Weathering is the process by which rocks, soils, and minerals break down through contact with the Earth’s systems, including the atmosphere, water, and living organisms. This natural deterioration occurs directly in place, distinguishing it from erosion, which involves the transportation of the resulting material. Weathering is broadly categorized into two distinct types: mechanical weathering, which physically fractures the rock, and chemical weathering, which alters the rock’s internal composition to form new minerals.
Mechanical Weathering: The Process of Physical Breakdown
Mechanical weathering, also called physical weathering, involves the disintegration of a rock mass into smaller fragments without changing its chemical makeup. The resulting smaller pieces retain the same minerals and proportions as the original rock. This process is driven by physical stress that overcomes the internal strength of the rock material.

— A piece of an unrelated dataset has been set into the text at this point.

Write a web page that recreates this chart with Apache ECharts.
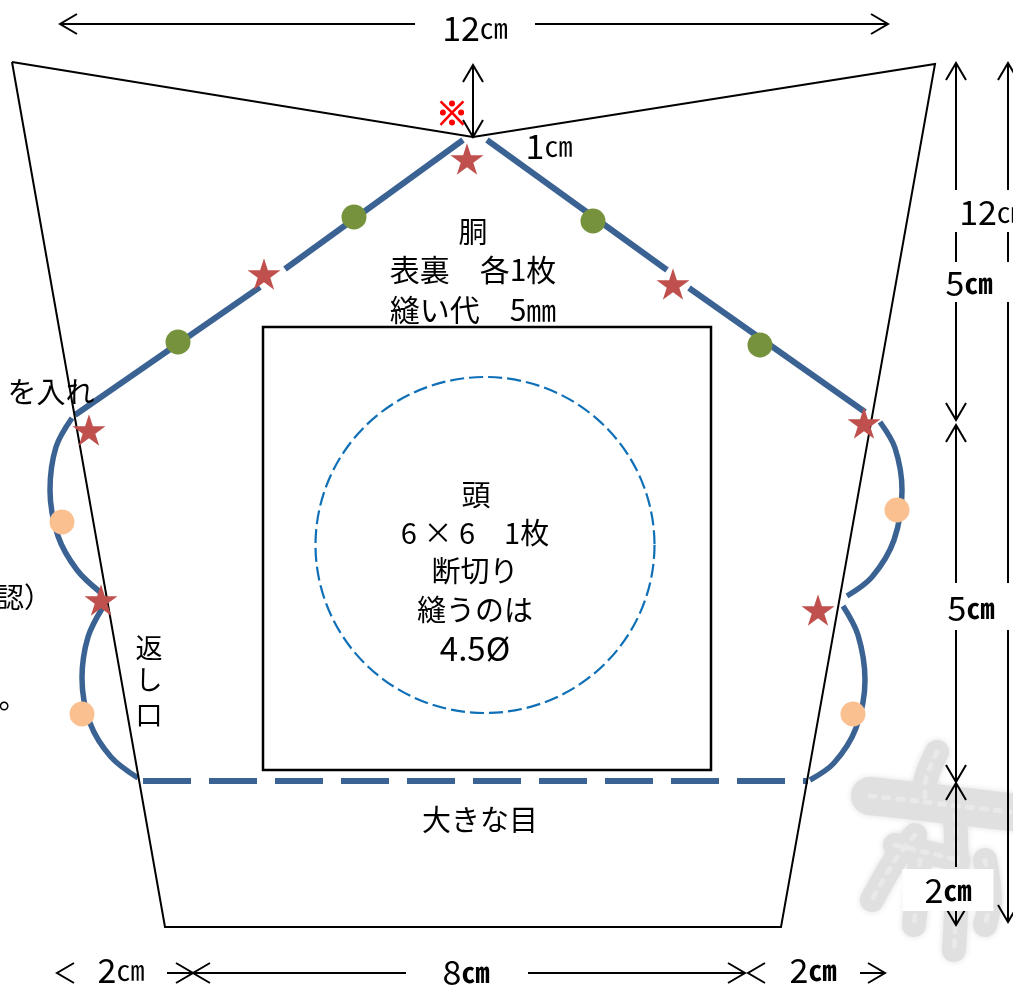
<!DOCTYPE html>
<html><head><meta charset="utf-8">
<style>html,body{margin:0;padding:0;background:#fff}#c{width:1013px;height:985px}</style>
<script src="https://cdn.jsdelivr.net/npm/echarts@6/dist/echarts.min.js"></script>
</head><body><div id="c"></div>
<script>
// Pattern outline
const outline = [[12,62],[473,137],[935,64],[781,927],[165,927],[12,62]];
// Inner square
const square = [[263,327],[711,327],[711,770],[263,770],[263,327]];
// Stitch lines
const roofLines = [
  [[75,415],[260,287]], [[285,269],[463,140]],
  [[487,140],[667,270]], [[689,288],[865,412]]
];
const curves = [
  [[72,418],[56,447],[50,490],[58,536],[77,570],[100,592]],
  [[103,607],[88,637],[82,678],[90,723],[111,757],[138,778]],
  [[880,422],[895,448],[902,490],[894,540],[872,577],[847,596]],
  [[843,606],[858,635],[865,680],[856,728],[834,763],[810,780]]
];
const basting = [[143,781],[808,781]];
// Markers
const circleCentre = [[485,545]];
const greenDots = [[354,217],[593,221],[178,342],[760,345]];
const peachDots = [[62,522],[82,714],[897,510],[853,714]];
const stars = [[467,159],[264,274],[673,284],[89,430],[101,600],[864,423],[818,610]];
// Dimension lines
const dimLines = [
  [[60,24],[415,24]], [[535,24],[888,24]], [[473,65],[473,137]],
  [[956,63],[956,190]], [[956,232],[956,262]], [[956,302],[956,420]],
  [[956,425],[956,583]], [[956,630],[956,782]], [[956,783],[956,867]], [[956,911],[956,925]],
  [[1008,63],[1008,190]], [[1008,232],[1008,262]], [[1008,302],[1008,583]], [[1008,630],[1008,922]],
  [[167,973],[193,973]], [[193,973],[406,973]], [[528,973],[745,973]], [[860,973],[885,973]]
];
// Arrow tips: x, y, direction the arrow points
const arrowTips = [
  [60,24,'L'],[888,24,'R'],[473,65,'U'],[473,137,'D'],
  [956,63,'U'],[956,420,'D'],[956,425,'U'],[956,782,'D'],[956,783,'U'],[956,925,'D'],
  [1008,63,'U'],[1008,922,'D'],
  [57,973,'L'],[193,973,'R'],[193,973,'L'],[745,973,'R'],[748,973,'L'],[885,973,'R']
];
// Faint background motif
const motif = [
  [[937,752],[925,785],[925,800]],
  [[870,796],[925,802],[1010,812]],
  [[915,835],[895,860],[872,900]],
  [[895,845],[925,852],[958,860]],
  [[955,815],[957,880],[954,950]],
  [[920,860],[914,925]],
  [[985,860],[990,900],[985,925]]
];
// Plain texts
const labelText = ['胴','表裏　各1枚','縫い代　5㎜','頭','6 × 6　1枚','断切り','縫うのは','4.5Ø','大きな目','返','し','口','を入れ','確認）','。','※'];
const labelPos = [[473,232],[473,270],[473,310],[476,495],[475,533],[475,571],[475,610],[475,648],[480,820],[149,648],[149,680],[149,715],[51,392],[10,597],[13,698],[452,113]];
const labelSize = [29,30,30,29,29,29,29,33,29,27,27,27,29,28,29,32];
// Measure texts: number, unit
const measureNum = ['12','1','12','5','5','2','2','8','2'];
const measureUnit = ['㎝','㎝','㎝','㎝','㎝','㎝','㎝','㎝','㎝'];
const measurePos = [[475,28],[549,146],[992,212],[969,283],[971,608],[948,890],[121,970],[466,972],[813,970]];
const measureBold = [false,false,false,true,true,true,false,true,true];

const line = (data, color, width, extra) => Object.assign({
  type:'line', data, showSymbol:false, silent:true, clip:false, animation:false,
  lineStyle:{color, width, cap:'butt', join:'miter'}
}, extra||{});

const series = [];
const GREY = '#e0e0e0';
motif.forEach((m,i) => series.push(line(m,GREY,24,{z:1,smooth:0.3,lineStyle:{color:GREY,width:i===1?38:24,cap:'round',join:'round',shadowBlur:6,shadowColor:GREY}})));
motif.forEach((m,i) => series.push(line(m,'#e9e9e9',5,{z:1,smooth:0.3,lineStyle:{color:'#e9e9e9',width:5,type:[5,9],cap:'round',join:'round'}})));
series.push(line(square,'#000',2.5,{z:3,lineStyle:{color:'#000',width:2.5,cap:'square',join:'miter'}}));
roofLines.forEach(r => series.push(line(r,'#3a6293',6,{z:4})));
curves.forEach(c => series.push(line(c,'#3a6293',5.5,{z:4,smooth:0.33})));
series.push(line(basting,'#3a6293',6,{z:4,lineStyle:{color:'#3a6293',width:6,type:[48,18]}}));
series.push(line(outline,'#000',2,{z:5}));
dimLines.forEach(d => series.push(line(d,'#000',2,{z:6})));
const HEAD_BACK = 17, HEAD_SIDE = 10;
const dirs = {L:[1,0],R:[-1,0],U:[0,1],D:[0,-1]};
arrowTips.forEach(([x,y,d]) => {
  const [bx,by] = dirs[d];
  const px = by, py = bx;
  series.push(line([[x+bx*HEAD_BACK+px*HEAD_SIDE,y+by*HEAD_BACK+py*HEAD_SIDE],[x,y],[x+bx*HEAD_BACK-px*HEAD_SIDE,y+by*HEAD_BACK-py*HEAD_SIDE]],'#000',2,{z:6}));
});
const dot = (data,color,size,z,extra) => Object.assign({type:'scatter',data,symbolSize:size,silent:true,clip:false,animation:false,z,itemStyle:{color,opacity:1}},extra||{});
series.push(dot(circleCentre,'none',[339,336],4,{itemStyle:{opacity:1,color:'rgba(0,0,0,0)',borderColor:'#0f70b7',borderWidth:2.2,borderType:[14,5]}}));
series.push(dot(greenDots,'#76923c',25,7));
series.push(dot(peachDots,'#fac090',25,7));
series.push(dot(stars,'#c0504d',33,7,{symbol:'path://M50 0L61.8 36.3H100L69.1 58.8L80.9 95.1L50 72.6L19.1 95.1L30.9 58.8L0 36.3H38.2Z',symbolKeepAspect:true}));

const FONT = '"Noto Sans CJK JP"';
const plain = labelText.map((t,i)=>{
  const lab = {show:true,position:'inside',formatter:t,fontFamily:FONT,fontSize:labelSize[i],color:'#000',opacity:1,align:'center',verticalAlign:'middle'};
  if(t==='※'){lab.color='#ff0000';lab.fontWeight='bold';lab.textBorderColor='#ff0000';lab.textBorderWidth=1.2;}
  return {value:labelPos[i],label:lab};
});
const measure = measureNum.map((n,i)=>{
  const lab = {show:true,position:'inside',formatter:`{d|${n}}{u|${measureUnit[i]}}`,opacity:1,align:'center',verticalAlign:'middle',
    rich:{d:{fontFamily:FONT,fontSize:34,color:'#000',verticalAlign:'middle'},
          u:{fontFamily:FONT,fontSize:28,fontWeight:measureBold[i]?'bold':'normal',color:'#000',verticalAlign:'middle'}}};
  if(i===5){lab.backgroundColor='#fff';lab.padding=[4,22,4,22];}
  return {value:measurePos[i],label:lab};
});
series.push({type:'scatter',symbolSize:0,silent:true,clip:false,animation:false,z:9,itemStyle:{opacity:1},data:plain.concat(measure)});

const chart = echarts.init(document.getElementById('c'),null,{renderer:'canvas'});
chart.setOption({
  animation:false, backgroundColor:'#fff',
  grid:{left:0,right:0,top:0,bottom:0,containLabel:false},
  xAxis:{type:'value',min:0,max:1013,show:false},
  yAxis:{type:'value',min:0,max:985,inverse:true,show:false},
  series
});
</script></body></html>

One of the most effective forms of mechanical weathering is frost wedging, which occurs in environments with frequent temperature cycles above and below freezing. Water seeps into existing cracks and pore spaces within the rock. When the temperature drops below zero, the water freezes and expands by about nine percent, exerting immense pressure on the crack walls. This repeated freezing and thawing gradually widens the fissure until the rock splits apart.
Another mechanism is exfoliation, which is driven by pressure release. This often affects rocks that form deep underground, such as granite. As overlying material is removed through erosion, the reduced confining pressure causes the rock to expand, leading to fractures that run parallel to the surface. This results in the outer layers peeling off like the layers of an onion.
Abrasion is a physical process where rock fragments are ground against each other by agents like wind, water, ice, or gravity. This action chips and smooths the surfaces of the material.
Chemical Weathering: The Process of Compositional Change
Chemical weathering modifies the internal structure of a rock’s minerals through reactions with agents like water, oxygen, and carbon dioxide. This process results in the formation of new, more stable minerals and compounds at the Earth’s surface. Water is the principal agent for nearly all chemical weathering processes.
Hydrolysis is a common reaction, especially with silicate minerals like feldspar, where water molecules react with the mineral compound. This reaction breaks down the original mineral structure, often resulting in the formation of clay minerals, which are less resistant to further weathering.
Oxidation involves the reaction of rock minerals with oxygen, which is noticeable with iron-bearing minerals. When iron oxidizes, it produces iron oxides, commonly known as rust. This weakens the structure and often gives the rock a reddish appearance.
Carbonation is a significant process where atmospheric carbon dioxide dissolves in water to form a weak carbonic acid. This weak acid then reacts with carbonate minerals, such as calcite in limestone, to form soluble ions that are carried away in the water. This dissolution is the primary driver behind the formation of karst landscapes, including caves and sinkholes.
Comparing the Mechanisms and Environmental Drivers
Climate is the primary environmental factor that controls the rate and prevalence of each process. Chemical weathering is accelerated by warm temperatures and abundant moisture because higher temperatures speed up chemical reactions. Therefore, warm, humid environments, such as tropical rainforests, experience the highest rates of chemical alteration.
Conversely, mechanical weathering, particularly frost wedging, is most effective in climates where temperatures frequently oscillate around the freezing point. In cold, dry environments like the Arctic, physical breakdown is the predominant form of weathering, as the lack of liquid water and warmth limits chemical reactions.
A strong interrelationship exists between the two types, as mechanical weathering significantly accelerates chemical weathering. When a rock is fractured into smaller pieces, the total surface area exposed to chemical agents increases dramatically. For instance, breaking a one-cubic-meter block of granite into sand-sized particles can increase the exposed area to approximately one square kilometer. This increase provides more reaction sites for chemical processes, making the rock more susceptible to compositional change.